** START **
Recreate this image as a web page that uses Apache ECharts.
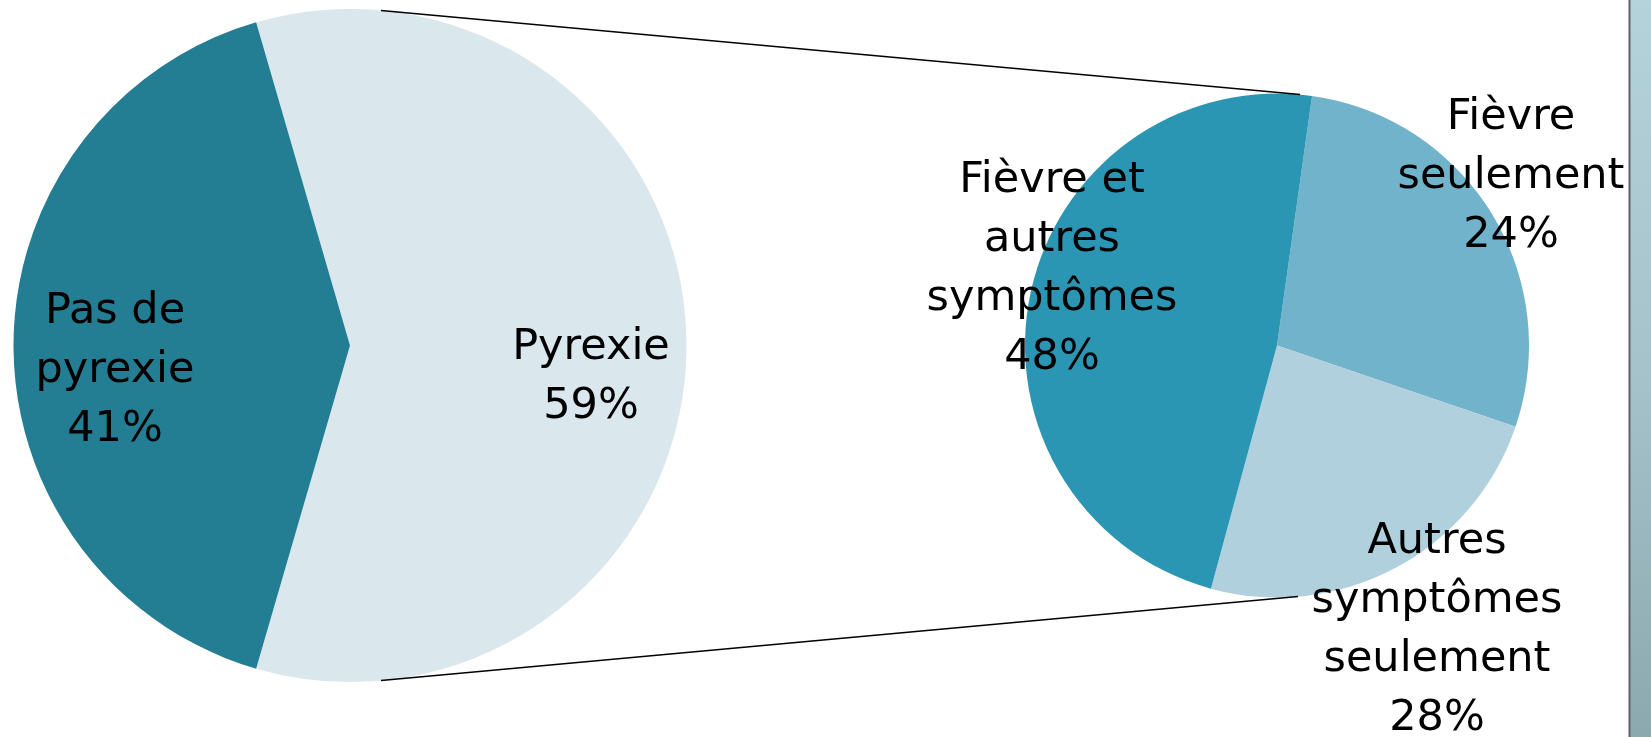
<!DOCTYPE html>
<html>
<head>
<meta charset="utf-8">
<script src="https://cdn.jsdelivr.net/npm/echarts@6/dist/echarts.min.js"></script>
<style>
  html, body { margin: 0; padding: 0; background: #ffffff; }
  #chart { width: 1651px; height: 737px; }
</style>
</head>
<body>
<div id="chart"></div>
<script>
// ---- Data ----
const leftNames  = ['Pyrexie', 'Pas de\npyrexie'];
const leftValues = [59, 41];

const rightNames  = ['Autres\nsymptômes\nseulement', 'Fièvre\nseulement', 'Fièvre et\nautres\nsymptômes'];
const rightValues = [28, 24, 48];

// ---- Styles / layout ----
const leftColors  = ['#DAE7ED', '#237D93'];
const rightColors = ['#71B3CB', '#B0D0DE', '#2A96B3'];

const leftCenter = [350, 345.5], leftR = 336.5;
const rightCenter = [1277, 345.5], rightR = 252;

const leftLabelPos  = [[591, 377], [115, 371]];
const rightLabelPos = [[1437, 630], [1511, 177], [1052, 269]];

const font = { fontFamily: 'DejaVu Sans', fontSize: 43, lineHeight: 59, color: '#000000', align: 'center' };

const leftTotal = leftValues.reduce((a, b) => a + b, 0);
const leftStart = 180 * leftValues[0] / leftTotal;

function mkData(names, values, colors) {
  return names.map((n, i) => ({ name: n, value: values[i], itemStyle: { color: colors[i] } }));
}

function layoutFn(posArr) {
  return function (p) {
    const pos = posArr[p.dataIndex];
    return { x: pos[0], y: pos[1], align: 'center', verticalAlign: 'middle', hideOverlap: false, moveOverlap: null };
  };
}

// connector endpoints derived from pie geometry
const lx = leftCenter[0] + 31, ly = Math.sqrt(leftR * leftR - 31 * 31);
const rx = rightCenter[0] + 23, ry = Math.sqrt(rightR * rightR - 23 * 23);

const chart = echarts.init(document.getElementById('chart'), null, { renderer: 'canvas' });
chart.setOption({
  animation: false,
  backgroundColor: '#ffffff',
  series: [
    {
      type: 'pie',
      center: leftCenter,
      radius: [0, leftR],
      startAngle: leftStart,
      clockwise: true,
      avoidLabelOverlap: false,
      itemStyle: { borderWidth: 0 },
      emphasis: { disabled: true },
      label: Object.assign({ show: true, position: 'inside', formatter: '{b}\n{c}%' }, font),
      labelLine: { show: false },
      labelLayout: layoutFn(leftLabelPos),
      data: mkData(leftNames, leftValues, leftColors)
    },
    {
      type: 'pie',
      center: rightCenter,
      radius: [0, rightR],
      startAngle: 82,
      clockwise: true,
      avoidLabelOverlap: false,
      itemStyle: { borderWidth: 0 },
      emphasis: { disabled: true },
      label: Object.assign({ show: true, position: 'inside', formatter: '{b}\n{c}%' }, font),
      labelLine: { show: false },
      labelLayout: layoutFn(rightLabelPos),
      data: mkData(rightNames, rightValues, rightColors)
    }
  ],
  graphic: [
    {
      type: 'line', z: 50,
      shape: { x1: lx, y1: leftCenter[1] - ly, x2: rx, y2: rightCenter[1] - ry },
      style: { stroke: '#000000', lineWidth: 1.5 }
    },
    {
      type: 'line', z: 50,
      shape: { x1: lx, y1: leftCenter[1] + ly, x2: rx - 2, y2: rightCenter[1] + ry },
      style: { stroke: '#000000', lineWidth: 1.5 }
    },
    {
      type: 'rect', z: 100,
      shape: { x: 1629, y: 0, width: 22, height: 737 },
      style: {
        fill: new echarts.graphic.LinearGradient(0, 0, 0, 1, [
          { offset: 0, color: '#B5D3DB' },
          { offset: 0.5, color: '#A6C2CA' },
          { offset: 1, color: '#8DA9B0' }
        ])
      }
    },
    {
      type: 'line', z: 101,
      shape: { x1: 1629.5, y1: 0, x2: 1629.5, y2: 737 },
      style: { stroke: '#5A6468', lineWidth: 2 }
    }
  ]
});
</script>
</body>
</html>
** END **
* [Exercise instructions] Write out the whole listing again, exactly, with no pictures.

* [Response to this exercise]
Recreate this image as a web page that uses Apache ECharts.
<!DOCTYPE html>
<html>
<head>
<meta charset="utf-8">
<script src="https://cdn.jsdelivr.net/npm/echarts@6/dist/echarts.min.js"></script>
<style>
  html, body { margin: 0; padding: 0; background: #ffffff; }
  #chart { width: 1651px; height: 737px; }
</style>
</head>
<body>
<div id="chart"></div>
<script>
// ---- Data ----
const leftNames  = ['Pyrexie', 'Pas de\npyrexie'];
const leftValues = [59, 41];

const rightNames  = ['Autres\nsymptômes\nseulement', 'Fièvre\nseulement', 'Fièvre et\nautres\nsymptômes'];
const rightValues = [28, 24, 48];

// ---- Styles / layout ----
const leftColors  = ['#DAE7ED', '#237D93'];
const rightColors = ['#71B3CB', '#B0D0DE', '#2A96B3'];

const leftCenter = [350, 345.5], leftR = 336.5;
const rightCenter = [1277, 345.5], rightR = 252;

const leftLabelPos  = [[591, 377], [115, 371]];
const rightLabelPos = [[1437, 630], [1511, 177], [1052, 269]];

const font = { fontFamily: 'DejaVu Sans', fontSize: 43, lineHeight: 59, color: '#000000', align: 'center' };

const leftTotal = leftValues.reduce((a, b) => a + b, 0);
const leftStart = 180 * leftValues[0] / leftTotal;

function mkData(names, values, colors) {
  return names.map((n, i) => ({ name: n, value: values[i], itemStyle: { color: colors[i] } }));
}

function layoutFn(posArr) {
  return function (p) {
    const pos = posArr[p.dataIndex];
    return { x: pos[0], y: pos[1], align: 'center', verticalAlign: 'middle', hideOverlap: false, moveOverlap: null };
  };
}

// connector endpoints derived from pie geometry
const lx = leftCenter[0] + 31, ly = Math.sqrt(leftR * leftR - 31 * 31);
const rx = rightCenter[0] + 23, ry = Math.sqrt(rightR * rightR - 23 * 23);

const chart = echarts.init(document.getElementById('chart'), null, { renderer: 'canvas' });
chart.setOption({
  animation: false,
  backgroundColor: '#ffffff',
  series: [
    {
      type: 'pie',
      center: leftCenter,
      radius: [0, leftR],
      startAngle: leftStart,
      clockwise: true,
      avoidLabelOverlap: false,
      itemStyle: { borderWidth: 0 },
      emphasis: { disabled: true },
      label: Object.assign({ show: true, position: 'inside', formatter: '{b}\n{c}%' }, font),
      labelLine: { show: false },
      labelLayout: layoutFn(leftLabelPos),
      data: mkData(leftNames, leftValues, leftColors)
    },
    {
      type: 'pie',
      center: rightCenter,
      radius: [0, rightR],
      startAngle: 82,
      clockwise: true,
      avoidLabelOverlap: false,
      itemStyle: { borderWidth: 0 },
      emphasis: { disabled: true },
      label: Object.assign({ show: true, position: 'inside', formatter: '{b}\n{c}%' }, font),
      labelLine: { show: false },
      labelLayout: layoutFn(rightLabelPos),
      data: mkData(rightNames, rightValues, rightColors)
    }
  ],
  graphic: [
    {
      type: 'line', z: 50,
      shape: { x1: lx, y1: leftCenter[1] - ly, x2: rx, y2: rightCenter[1] - ry },
      style: { stroke: '#000000', lineWidth: 1.5 }
    },
    {
      type: 'line', z: 50,
      shape: { x1: lx, y1: leftCenter[1] + ly, x2: rx - 2, y2: rightCenter[1] + ry },
      style: { stroke: '#000000', lineWidth: 1.5 }
    },
    {
      type: 'rect', z: 100,
      shape: { x: 1629, y: 0, width: 22, height: 737 },
      style: {
        fill: new echarts.graphic.LinearGradient(0, 0, 0, 1, [
          { offset: 0, color: '#B5D3DB' },
          { offset: 0.5, color: '#A6C2CA' },
          { offset: 1, color: '#8DA9B0' }
        ])
      }
    },
    {
      type: 'line', z: 101,
      shape: { x1: 1629.5, y1: 0, x2: 1629.5, y2: 737 },
      style: { stroke: '#5A6468', lineWidth: 2 }
    }
  ]
});
</script>
</body>
</html>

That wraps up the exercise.